Copy out the listing in full, exactly as written, but not its pictures.

########

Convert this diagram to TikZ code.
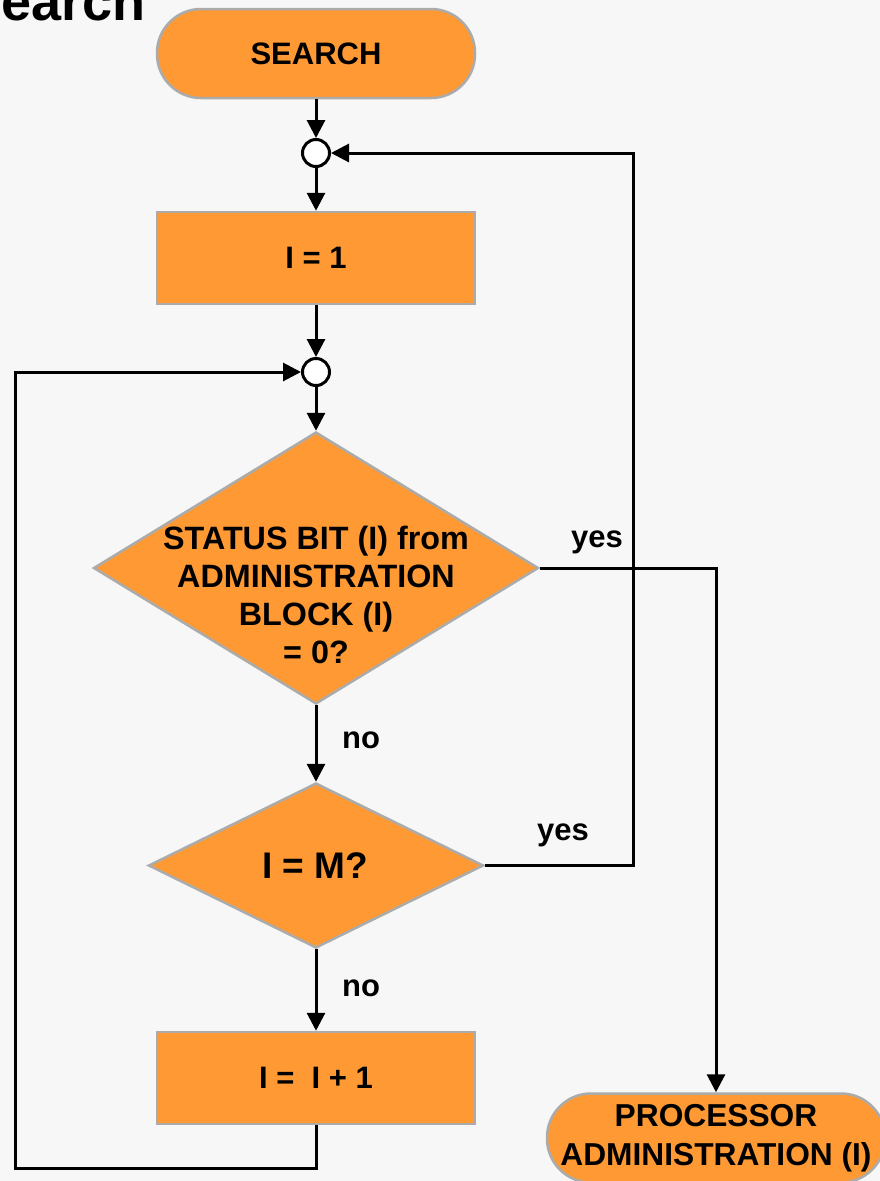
\documentclass[tikz,border=0pt]{standalone}
\usepackage{fontspec}
\setmainfont{Liberation Sans}
\usetikzlibrary{shapes.geometric,arrows.meta}
\definecolor{bg}{HTML}{F7F7F7}
\definecolor{orng}{HTML}{FF9933}
\definecolor{bord}{HTML}{ABABAB}
\begin{document}
\begin{tikzpicture}[x=1pt,y=-1pt,
  every node/.style={font=\fontsize{31}{38}\selectfont\bfseries, text=black},
  term/.style={draw=bord, line width=2.5pt, fill=orng, rounded corners=44pt, minimum height=89pt, inner sep=0pt, align=center},
  procbox/.style={draw=bord, line width=2.5pt, fill=orng, minimum width=318pt, minimum height=92pt, inner sep=0pt},
  dec/.style={diamond, draw=bord, line width=2.5pt, fill=orng, inner sep=0pt},
  junc/.style={circle, draw=black, fill=white, line width=3pt, minimum size=27pt, inner sep=0pt},
  flow/.style={line width=3pt, draw=black, -{Triangle[length=18pt,width=18pt]}},
  lbl/.style={inner sep=0pt}
]
\useasboundingbox (0,0) rectangle (880,1181);
\clip (0,0) rectangle (880,1181);
\fill[bg] (0,0) rectangle (880,1181);

\node[anchor=base east, font=\fontsize{54}{54}\selectfont\bfseries] (title) at (149,20) {Search};

\node[term, minimum width=318pt] (start) at (316,53.5) {SEARCH};
\node[junc] (j1) at (316,153) {};
\node[procbox] (b1) at (316,258) {I = 1};
\node[junc] (j2) at (316,372) {};
\node[dec, minimum width=445pt, minimum height=272pt] (d1) at (316,568) {};
\node[align=center, font=\fontsize{32.3}{38}\selectfont\bfseries] (d1t) at (316,595) {STATUS BIT (I) from\\ADMINISTRATION\\BLOCK (I)\\= 0?};
\node[dec, minimum width=335pt, minimum height=165pt] (d2) at (316,865.5) {};
\node[font=\fontsize{37}{40}\selectfont\bfseries] (d2t) at (315,866) {I = M?};
\node[procbox] (b3) at (316,1078) {I =\ \ I + 1};
\node[term, minimum width=338pt, font=\fontsize{31.7}{38.5}\selectfont\bfseries] (pa) at (716,1138) {PROCESSOR\\ADMINISTRATION (I)};

\coordinate (c1) at (15,1168);
\coordinate (c2) at (15,372);
\coordinate (c3) at (633,865.5);
\coordinate (c4) at (633,153);
\coordinate (c5) at (716,568);

\draw[flow] (start) -- (j1);
\draw[flow] (j1) -- (b1);
\draw[flow] (b1) -- (j2);
\draw[flow] (j2) -- (d1.north);
\draw[flow] (d1.south) -- (d2.north);
\draw[flow] (d2.south) -- (b3);
\draw[flow] (b3.south) |- (c1) -- (c2) -- (j2);
\draw[flow] (d2.east) -- (c3) -- (c4) -- (j1);
\draw[flow] (d1.east) -- (c5) -- (pa.north);

\node[lbl] (no1) at (361,740) {no};
\node[lbl] (no2) at (361,988) {no};
\node[lbl] (yes1) at (597,542) {yes};
\node[lbl] (yes2) at (563,835) {yes};
\end{tikzpicture}
\end{document}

########

**Result for this exercise**
Convert this diagram to TikZ code.
\documentclass[tikz,border=0pt]{standalone}
\usepackage{fontspec}
\setmainfont{Liberation Sans}
\usetikzlibrary{shapes.geometric,arrows.meta}
\definecolor{bg}{HTML}{F7F7F7}
\definecolor{orng}{HTML}{FF9933}
\definecolor{bord}{HTML}{ABABAB}
\begin{document}
\begin{tikzpicture}[x=1pt,y=-1pt,
  every node/.style={font=\fontsize{31}{38}\selectfont\bfseries, text=black},
  term/.style={draw=bord, line width=2.5pt, fill=orng, rounded corners=44pt, minimum height=89pt, inner sep=0pt, align=center},
  procbox/.style={draw=bord, line width=2.5pt, fill=orng, minimum width=318pt, minimum height=92pt, inner sep=0pt},
  dec/.style={diamond, draw=bord, line width=2.5pt, fill=orng, inner sep=0pt},
  junc/.style={circle, draw=black, fill=white, line width=3pt, minimum size=27pt, inner sep=0pt},
  flow/.style={line width=3pt, draw=black, -{Triangle[length=18pt,width=18pt]}},
  lbl/.style={inner sep=0pt}
]
\useasboundingbox (0,0) rectangle (880,1181);
\clip (0,0) rectangle (880,1181);
\fill[bg] (0,0) rectangle (880,1181);

\node[anchor=base east, font=\fontsize{54}{54}\selectfont\bfseries] (title) at (149,20) {Search};

\node[term, minimum width=318pt] (start) at (316,53.5) {SEARCH};
\node[junc] (j1) at (316,153) {};
\node[procbox] (b1) at (316,258) {I = 1};
\node[junc] (j2) at (316,372) {};
\node[dec, minimum width=445pt, minimum height=272pt] (d1) at (316,568) {};
\node[align=center, font=\fontsize{32.3}{38}\selectfont\bfseries] (d1t) at (316,595) {STATUS BIT (I) from\\ADMINISTRATION\\BLOCK (I)\\= 0?};
\node[dec, minimum width=335pt, minimum height=165pt] (d2) at (316,865.5) {};
\node[font=\fontsize{37}{40}\selectfont\bfseries] (d2t) at (315,866) {I = M?};
\node[procbox] (b3) at (316,1078) {I =\ \ I + 1};
\node[term, minimum width=338pt, font=\fontsize{31.7}{38.5}\selectfont\bfseries] (pa) at (716,1138) {PROCESSOR\\ADMINISTRATION (I)};

\coordinate (c1) at (15,1168);
\coordinate (c2) at (15,372);
\coordinate (c3) at (633,865.5);
\coordinate (c4) at (633,153);
\coordinate (c5) at (716,568);

\draw[flow] (start) -- (j1);
\draw[flow] (j1) -- (b1);
\draw[flow] (b1) -- (j2);
\draw[flow] (j2) -- (d1.north);
\draw[flow] (d1.south) -- (d2.north);
\draw[flow] (d2.south) -- (b3);
\draw[flow] (b3.south) |- (c1) -- (c2) -- (j2);
\draw[flow] (d2.east) -- (c3) -- (c4) -- (j1);
\draw[flow] (d1.east) -- (c5) -- (pa.north);

\node[lbl] (no1) at (361,740) {no};
\node[lbl] (no2) at (361,988) {no};
\node[lbl] (yes1) at (597,542) {yes};
\node[lbl] (yes2) at (563,835) {yes};
\end{tikzpicture}
\end{document}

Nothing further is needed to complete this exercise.